PHILADELPHIA (WTXF/AP) "In your own personal way, a moment of silence."
Hundreds of people in mourning stood outside City Hall for a vigil to stand in solidarity with the victims of the Orlando night club massacre. The names of the victims were read as the sound of grief echoed across the crowd.
Akyra Murray was the last name read. The 18-years old graduated last Monday from West Catholic Prep High School. She was an honors student who was headed to college on a full athletic scholarship.
"She was a beautiful athlete. I watched her play," said Mayor Jim Kenney.
Angelia Gibson-Ayres is a close friend of Akyra's family and relayed a chilling conversation she had with Akyra's mother.
"She called her parents, said she had been shot and she was bleeding and she needed them to help. Then the search was on. It's just unfathomable," said Gibson-Ayres.
Akyra's teammates huddled while struggling to stand tall for their friend and her grieving family.
"She's really going to be missed. Her mother is going to need all of your prayers," said Gibson-Ayres.
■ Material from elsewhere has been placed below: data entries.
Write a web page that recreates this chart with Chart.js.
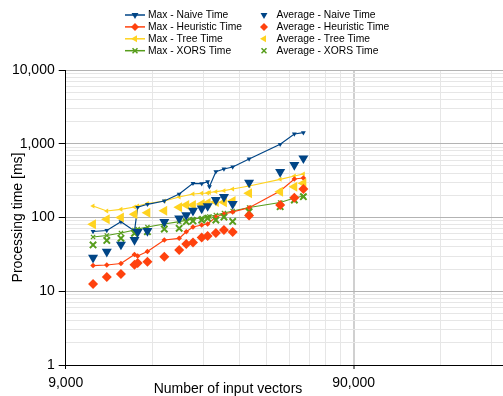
<!DOCTYPE html>
<html>
<head>
<meta charset="utf-8">
<script src="https://cdn.jsdelivr.net/npm/chart.js@4.4.1/dist/chart.umd.min.js"></script>
<style>
  html, body { margin: 0; padding: 0; background: #fff; }
  #wrap { width: 503px; height: 396px; position: relative; }
</style>
</head>
<body>
<div id="wrap"><canvas id="chart"></canvas></div>
<script>
// number of input vectors (x)
const inputSizes = [11200, 12500, 14000, 15600, 16000, 17300, 19800, 22300, 23600, 24900,
                    26700, 28000, 28400, 29900, 31900, 34200, 39000, 50000, 56000, 60200];

// processing time [ms]
const maxNaive     = [64.6, 66.6, 87.7, 65.6, 137.5, 151, 167.4, 208, null, 291,
                      288, 306, 262, 418, 455, 484, 621, 983, 1356, 1412];
const maxHeuristic = [22.3, 22.7, 23.8, 31.5, 30.1, 34.6, 49.5, 52.2, 64.2, 74.3,
                      79.1, 81.6, null, 101.6, 111.5, 118.7, 135.8, 228.7, 332.7, 343];
const maxTree      = [143.2, 122.5, 129.2, 138.8, 143.2, 154.8, 167.4, 189.7, null, 208.2,
                      212.9, 214.9, 218.3, 223.8, 230.9, 243.4, 267.4, 329.6, 365.3, 388.9];
const maxXors      = [54.4, 57.0, 61.6, 67.7, 69.8, 74.3, 81.6, 87.7, null, 95.4,
                      98.4, 101.6, 103.2, 108.1, 115.1, 122.5, 136.6, 159.7, 183.8, 195.6];

const avgNaive     = [28.5, 34.4, 43.0, 49.5, 63.6, 65.6, 86.9, 97.5, 108, 124,
                      133, 143, null, 173, 190, 153, 298, 414, 515, 635];
const avgHeuristic = [12.5, 15.6, 17.2, 22.9, 24.2, 25.2, 29.4, 36.3, 43.7, 45.8,
                      53.6, 56.1, null, 61.6, 67.7, 63.6, 106.4, 147.7, 185.5, 243.4];
const avgTree      = [80.9, 94.5, 100, 110.5, null, 116.2, 123.7, 137.5, 147.7, 147.7,
                      152.5, 157.3, null, 162.3, 160.6, 167.4, 212.9, 223.8, 261.6, 290.9];
const avgXors      = [42.4, 48.8, 52.2, 61.1, null, 64.2, 69.8, 71.4, 87.7, 89.7,
                      92.5, 97.5, null, 92.5, 101.6, 88.3, 119.8, 140.1, 172.7, 191.4];

const xTicks = [9000, 18000, 27000, 36000, 45000, 54000, 63000, 72000, 81000, 90000, 180000, 270000];
const xLabels = [9000, 90000];

const BLUE = '#004586', RED = '#ff420e', YELLOW = '#ffd320', GREEN = '#579d1c';
const FONT = '"Liberation Sans", Arial, sans-serif';

function pts(vals) {
    return inputSizes.map((x, i) => ({ x: x, y: vals[i] })).filter(p => p.y !== null);
}

const styles = {
    naive: { pointStyle: 'triangle', rotation: 180 },
    heuristic: { pointStyle: 'rectRot', rotation: 0 },
    tree: { pointStyle: 'triangle', rotation: 270 },
    xors: { pointStyle: 'crossRot', rotation: 0 }
};

function maxSet(label, vals, color, st, order) {
    return {
        label: label, data: pts(vals), showLine: true, order: order,
        borderColor: color, backgroundColor: color, borderWidth: 1.2,
        pointStyle: st.pointStyle, rotation: st.rotation,
        pointRadius: st.pointStyle === 'crossRot' ? 3 : 2.8,
        pointBorderWidth: st.pointStyle === 'crossRot' ? 1.3 : 0,
        pointBackgroundColor: color, pointBorderColor: color
    };
}
function avgSet(label, vals, color, st, order) {
    return {
        label: label, data: pts(vals), showLine: false, order: order,
        borderColor: color, backgroundColor: color,
        pointStyle: st.pointStyle, rotation: st.rotation,
        pointRadius: st.pointStyle === 'crossRot' ? 4.5 : (st.pointStyle === 'rectRot' ? 5 : 5.8),
        pointBorderWidth: st.pointStyle === 'crossRot' ? 2 : 0,
        pointBackgroundColor: color, pointBorderColor: color
    };
}

const datasets = [
    maxSet('Max - Naive Time', maxNaive, BLUE, styles.naive, 5),
    maxSet('Max - Heuristic Time', maxHeuristic, RED, styles.heuristic, 6),
    maxSet('Max - Tree Time', maxTree, YELLOW, styles.tree, 7),
    maxSet('Max - XORS Time', maxXors, GREEN, styles.xors, 8),
    avgSet('Average - Naive Time', avgNaive, BLUE, styles.naive, 1),
    avgSet('Average - Heuristic Time', avgHeuristic, RED, styles.heuristic, 2),
    avgSet('Average - Tree Time', avgTree, YELLOW, styles.tree, 3),
    avgSet('Average - XORS Time', avgXors, GREEN, styles.xors, 4)
];

function isPow10(v) {
    const l = Math.log10(v);
    return Math.abs(l - Math.round(l)) < 1e-9;
}

// legend in two columns + axis titles
const extras = {
    id: 'extras',
    afterDraw(chart) {
        const ctx = chart.ctx;
        ctx.save();
        ctx.font = '10.3px ' + FONT;
        ctx.textBaseline = 'middle';
        ctx.textAlign = 'left';
        chart.data.datasets.forEach((ds, i) => {
            const col = i < 4 ? 0 : 1;
            const y = 15 + (i % 4) * 11.9;
            const mx = col === 0 ? 135 : 264;
            if (col === 0) {
                ctx.strokeStyle = ds.borderColor;
                ctx.lineWidth = 1.5;
                ctx.beginPath();
                ctx.moveTo(125, y);
                ctx.lineTo(145, y);
                ctx.stroke();
            }
            ctx.fillStyle = ds.borderColor;
            ctx.strokeStyle = ds.borderColor;
            const cross = ds.pointStyle === 'crossRot';
            Chart.helpers.drawPoint(ctx, {
                pointStyle: ds.pointStyle, rotation: ds.rotation,
                radius: cross ? 3.5 : 4, borderWidth: cross ? 1.5 : 0
            }, mx, y);
            ctx.fillStyle = '#000';
            ctx.fillText(ds.label, col === 0 ? 148 : 276.5, y + 0.5);
        });

        ctx.font = '14px ' + FONT;
        ctx.fillStyle = '#000';
        ctx.textAlign = 'center';
        ctx.fillText('Number of input vectors', 228, 389.5);
        ctx.translate(18, 217.5);
        ctx.rotate(-Math.PI / 2);
        ctx.fillText('Processing time [ms]', 0, 0);
        ctx.restore();
    }
};

new Chart(document.getElementById('chart'), {
    type: 'scatter',
    data: { datasets: datasets },
    options: {
        responsive: true,
        maintainAspectRatio: false,
        animation: false,
        devicePixelRatio: 1,
        layout: { autoPadding: false, padding: { top: 70, left: 0, right: 0, bottom: 0 } },
        plugins: { legend: { display: false }, tooltip: { enabled: false } },
        scales: {
            x: {
                type: 'logarithmic',
                min: 9000,
                max: 297000,
                afterFit: s => { s.height = 31; },
                afterBuildTicks: s => { s.ticks = xTicks.map(v => ({ value: v })); },
                border: { color: '#000', width: 1 },
                grid: {
                    color: c => c.tick && c.tick.value === 90000 ? '#d0d0d0' : '#e6e6e6',
                    lineWidth: c => c.tick && c.tick.value === 90000 ? 2 : 1,
                    tickColor: c => c.tick && xLabels.includes(c.tick.value) ? '#000' : 'rgba(0,0,0,0)',
                    tickLength: 4,
                    tickWidth: 1
                },
                ticks: {
                    autoSkip: false,
                    maxRotation: 0,
                    padding: 6,
                    color: '#000',
                    font: { family: FONT, size: 14 },
                    callback: v => xLabels.includes(v) ? v.toLocaleString('en-US') : ''
                }
            },
            y: {
                type: 'logarithmic',
                min: 1,
                max: 10000,
                afterFit: s => { s.width = 65.7; },
                afterBuildTicks: s => {
                    const t = [];
                    for (let e = 0; e < 4; e++) {
                        for (let k = 1; k <= 9; k++) t.push({ value: k * Math.pow(10, e) });
                    }
                    t.push({ value: 10000 });
                    s.ticks = t;
                },
                border: { color: '#000', width: 1 },
                grid: {
                    color: c => c.tick && isPow10(c.tick.value) ? '#b3b3b3' : '#e6e6e6',
                    lineWidth: 1,
                    tickColor: c => c.tick && isPow10(c.tick.value) ? '#000' : 'rgba(0,0,0,0)',
                    tickLength: 7,
                    tickWidth: 1
                },
                ticks: {
                    autoSkip: false,
                    padding: 4,
                    color: '#000',
                    font: { family: FONT, size: 14 },
                    callback: v => isPow10(v) ? v.toLocaleString('en-US') : ''
                }
            }
        }
    },
    plugins: [extras]
});
</script>
</body>
</html>
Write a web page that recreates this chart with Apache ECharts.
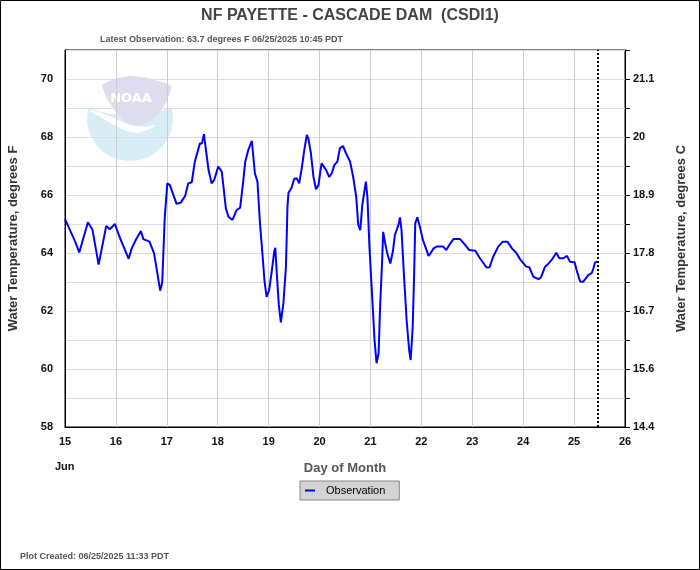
<!DOCTYPE html>
<html>
<head>
<meta charset="utf-8">
<script src="https://cdn.jsdelivr.net/npm/echarts@6/dist/echarts.min.js"></script>
<style>
html,body{margin:0;padding:0;background:#fff;}
#chart{width:700px;height:570px;}
</style>
</head>
<body>
<div id="chart"></div>
<script>
// Day of month (fractional, June 2025) and water temperature (degrees F)
const days = [
15.00,15.20,15.28,15.45,15.54,15.66,15.81,15.88,15.98,16.07,16.18,16.25,16.31,16.39,16.49,16.54,16.66,16.75,16.87,16.91,
16.96,17.01,17.06,17.19,17.27,17.36,17.42,17.49,17.55,17.65,17.69,17.73,17.76,17.82,17.88,17.93,18.01,18.08,18.16,18.21,
18.29,18.37,18.44,18.50,18.54,18.60,18.67,18.73,18.78,18.83,18.88,18.92,18.96,19.01,19.06,19.11,19.13,19.16,19.20,19.24,
19.29,19.34,19.37,19.39,19.45,19.50,19.55,19.60,19.65,19.70,19.75,19.78,19.83,19.88,19.93,19.98,20.01,20.04,20.07,20.13,
20.19,20.24,20.29,20.35,20.40,20.46,20.52,20.60,20.66,20.72,20.76,20.80,20.84,20.87,20.91,20.94,20.98,21.03,21.08,21.12,
21.16,21.19,21.23,21.25,21.29,21.33,21.39,21.44,21.48,21.55,21.58,21.61,21.66,21.71,21.76,21.79,21.83,21.86,21.88,21.92,
21.97,22.03,22.09,22.14,22.18,22.24,22.30,22.37,22.43,22.49,22.56,22.63,22.76,22.86,22.94,23.06,23.15,23.28,23.34,23.41,
23.51,23.60,23.69,23.78,23.87,23.94,24.06,24.12,24.20,24.30,24.35,24.43,24.50,24.56,24.65,24.71,24.79,24.86,24.92,25.01,
25.05,25.12,25.18,25.28,25.35,25.38,25.41,25.45
];
const tempsF = [
65.17,64.39,64.02,65.06,64.80,63.60,64.93,64.82,65.00,64.56,64.10,63.80,64.16,64.45,64.76,64.48,64.39,63.99,62.70,62.99,
65.25,66.40,66.34,65.70,65.73,65.97,66.40,66.44,67.15,67.78,67.78,68.10,67.67,66.86,66.40,66.52,66.98,66.80,65.54,65.25,
65.14,65.48,65.56,66.46,67.15,67.55,67.87,66.75,66.46,65.02,63.93,63.01,62.49,62.72,63.36,64.05,64.18,63.30,62.21,61.61,
62.27,63.53,65.60,66.08,66.25,66.55,66.58,66.40,66.92,67.55,68.07,67.95,67.44,66.63,66.20,66.34,66.75,67.09,67.11,66.86,
66.62,66.75,67.03,67.15,67.61,67.69,67.44,67.15,66.63,65.94,64.97,64.79,65.66,66.00,66.46,65.94,64.22,62.61,61.00,60.20,
60.54,62.15,63.76,64.73,64.33,63.99,63.64,64.05,64.62,64.97,65.23,64.79,63.18,61.69,60.66,60.31,61.46,63.41,65.02,65.23,
64.91,64.45,64.16,63.90,63.99,64.16,64.22,64.22,64.22,64.10,64.31,64.48,64.48,64.28,64.10,64.08,63.82,63.50,63.51,63.87,
64.22,64.39,64.39,64.16,63.99,63.78,63.53,63.51,63.18,63.10,63.16,63.53,63.64,63.76,64.01,63.82,63.82,63.90,63.70,63.68,
63.41,63.01,63.01,63.24,63.32,63.47,63.67,63.70
];
const xTicks = [15,16,17,18,19,20,21,22,23,24,25,26];
const plotCreatedDay = 25.47; // 06/25/2025 11:33 PDT
const titleText = 'NF PAYETTE - CASCADE DAM  (CSDI1)';
const subtitleText = 'Latest Observation: 63.7 degrees F 06/25/2025 10:45 PDT';
const createdText = 'Plot Created: 06/25/2025 11:33 PDT';
const seriesName = 'Observation';

const seriesData = days.map((d, i) => [d, tempsF[i]]);
const FONT = '"Liberation Sans", Arial, sans-serif';

function fToC(v) {
  const c = (v - 32) * 5 / 9;
  let s = c.toFixed(1);
  if (s.endsWith('.0')) s = s.slice(0, -2);
  return s;
}

// NOAA watermark shapes (decoration)
const cx = 130, cy = 118, r = 43;
const cyanPts = [];
for (let a = 0; a <= 180; a += 4) {
  const t = a * Math.PI / 180;
  cyanPts.push([cx + r * Math.cos(t), cy + r * Math.sin(t)]);
}
cyanPts.push([cx - r + 1, cy - 10]);
cyanPts.push([cx - 20, cy - 4]);
cyanPts.push([cx + 25, cy - 6]);
cyanPts.push([cx + r - 1, cy - 10]);

const chart = echarts.init(document.getElementById('chart'), null, {renderer: 'canvas'});
chart.setOption({
  animation: false,
  backgroundColor: '#fff',
  textStyle: {fontFamily: FONT},
  title: {
    text: titleText,
    left: 'center',
    top: 3,
    textStyle: {fontSize: 16, fontWeight: 'bold', color: '#444', fontFamily: FONT}
  },
  graphic: [
    {type: 'rect', z: 100, silent: true, shape: {x: 0.5, y: 0.5, width: 699, height: 569},
     style: {fill: 'none', stroke: '#000', lineWidth: 1}},
    {type: 'polygon', z: -5, silent: true, shape: {points: cyanPts}, style: {fill: '#d8eef7'}},
    {type: 'polygon', z: -4, silent: true, shape: {points: [
      [101.7,85],[113.3,79],[130,75.7],[146.7,77.7],[166.7,83.3],[171.7,86.7],[166.7,101.7],[158.3,115],
      [146.7,123.3],[136.7,126.7],[126.7,123.3],[116.7,113.3],[106.7,98.3]]}, style: {fill: '#dedcef'}},
    {type: 'polygon', z: -3, silent: true, shape: {points: [
      [88,110],[100,117],[114,125],[126,131],[138,133],[150,129],[157,125],[144,127],[130,125],[116,119],[100,112]]},
     style: {fill: '#ffffff'}},
    {type: 'text', z: -2, silent: true, style: {text: 'NOAA', x: 131, y: 99, align: 'center', verticalAlign: 'middle',
      fill: '#ffffff', font: 'bold 13px "DejaVu Sans", sans-serif'}},
    {type: 'text', silent: true, style: {text: subtitleText, x: 100, y: 40, verticalAlign: 'middle',
      fill: '#555', font: 'bold 9px ' + FONT}},
    {type: 'text', silent: true, style: {text: 'Jun', x: 55, y: 467, verticalAlign: 'middle',
      fill: '#111', font: 'bold 11px ' + FONT}},
    {type: 'text', silent: true, style: {text: createdText, x: 20, y: 557, verticalAlign: 'middle',
      fill: '#555', font: 'bold 9px ' + FONT}}
  ],
  legend: {
    data: [seriesName],
    left: 300,
    top: 481,
    backgroundColor: '#d3d3d3',
    borderColor: '#888',
    borderWidth: 1,
    borderRadius: 0,
    padding: [4, 14, 4, 5],
    itemWidth: 10,
    itemHeight: 2,
    icon: 'rect',
    itemGap: 10,
    textStyle: {fontSize: 11, color: '#000', fontFamily: FONT, padding: [0,0,0,6]}
  },
  grid: {left: 65, right: 75, top: 50, bottom: 143, show: true, borderColor: '#000', borderWidth: 1,
    backgroundColor: 'transparent', containLabel: false, outerBoundsMode: 'none'},
  xAxis: {
    type: 'value', min: xTicks[0], max: xTicks[xTicks.length - 1], interval: 1,
    name: 'Day of Month', nameLocation: 'middle', nameGap: 35,
    nameTextStyle: {fontSize: 13, fontWeight: 'bold', color: '#555', fontFamily: FONT},
    axisLine: {show: true, lineStyle: {color: '#000', width: 1}},
    axisTick: {show: false},
    axisLabel: {fontSize: 11, fontWeight: 'bold', color: '#111', margin: 9, showMinLabel: true, showMaxLabel: true,
      fontFamily: FONT},
    splitLine: {show: true, lineStyle: {color: '#cccccc', width: 1}}
  },
  yAxis: [
    {
      type: 'value', min: 58, max: 71, interval: 1, position: 'left',
      name: 'Water Temperature, degrees F', nameLocation: 'middle', nameGap: 45, nameRotate: 90,
      nameTextStyle: {fontSize: 13, fontWeight: 'bold', color: '#333', fontFamily: FONT},
      axisLine: {show: true, lineStyle: {color: '#000'}},
      axisTick: {show: false},
      axisLabel: {fontSize: 11, fontWeight: 'bold', color: '#111', margin: 12, fontFamily: FONT,
        showMinLabel: true, showMaxLabel: true,
        formatter: v => (Math.round(v) % 2 === 0 ? String(v) : '')},
      splitLine: {show: true, lineStyle: {color: '#dddddd', width: 1}}
    },
    {
      type: 'value', min: 58, max: 71, interval: 1, position: 'right',
      name: 'Water Temperature, degrees C', nameLocation: 'middle', nameGap: 50, nameRotate: 90,
      nameTextStyle: {fontSize: 13, fontWeight: 'bold', color: '#333', fontFamily: FONT},
      axisLine: {show: true, lineStyle: {color: '#000'}},
      axisTick: {show: true, inside: false, length: 5, lineStyle: {color: '#000'}},
      axisLabel: {fontSize: 11, fontWeight: 'bold', color: '#111', margin: 8, fontFamily: FONT,
        showMinLabel: true, showMaxLabel: true,
        formatter: v => (Math.round(v) % 2 === 0 ? fToC(v) : '')},
      splitLine: {show: false}
    }
  ],
  series: [{
    name: seriesName,
    type: 'line',
    data: seriesData,
    showSymbol: false,
    symbol: 'none',
    lineStyle: {color: '#0000ff', width: 2},
    itemStyle: {color: '#0000ff'},
    z: 5,
    markLine: {
      silent: true,
      symbol: ['none', 'none'],
      label: {show: false},
      lineStyle: {color: '#000', type: [2, 2], width: 2},
      data: [{xAxis: plotCreatedDay}]
    }
  }]
});
</script>
</body>
</html>
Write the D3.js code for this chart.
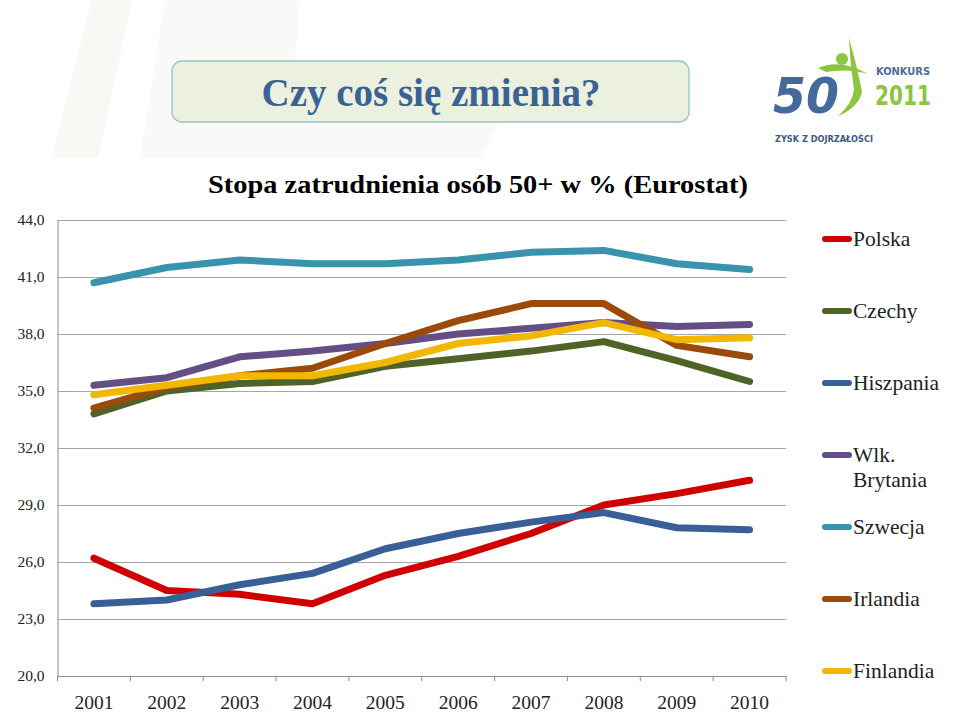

Members of the LGBTQ community vowed to stand united in the wake of the attack at Pulse, the gay Latin club where the shootings happened.
"I think it's important that we're seen, we're heard and you can't hurt us without us getting together and saying something about it," said Jimmy Shrode who attended the vigil with his partner Eric.
"The terror attacks that happened targeted queer Latin-X people to try and erase us to try to tell us our love is unworthy, that we don't exist but look around. We exist beautifully, wonderfully and in power," said Nikki Perez who spoke from the podium.
The vigil ended solemnly with a march around city hall led by Akyra Murray's teammates.
"West Catholic live for Akyra," the chanted.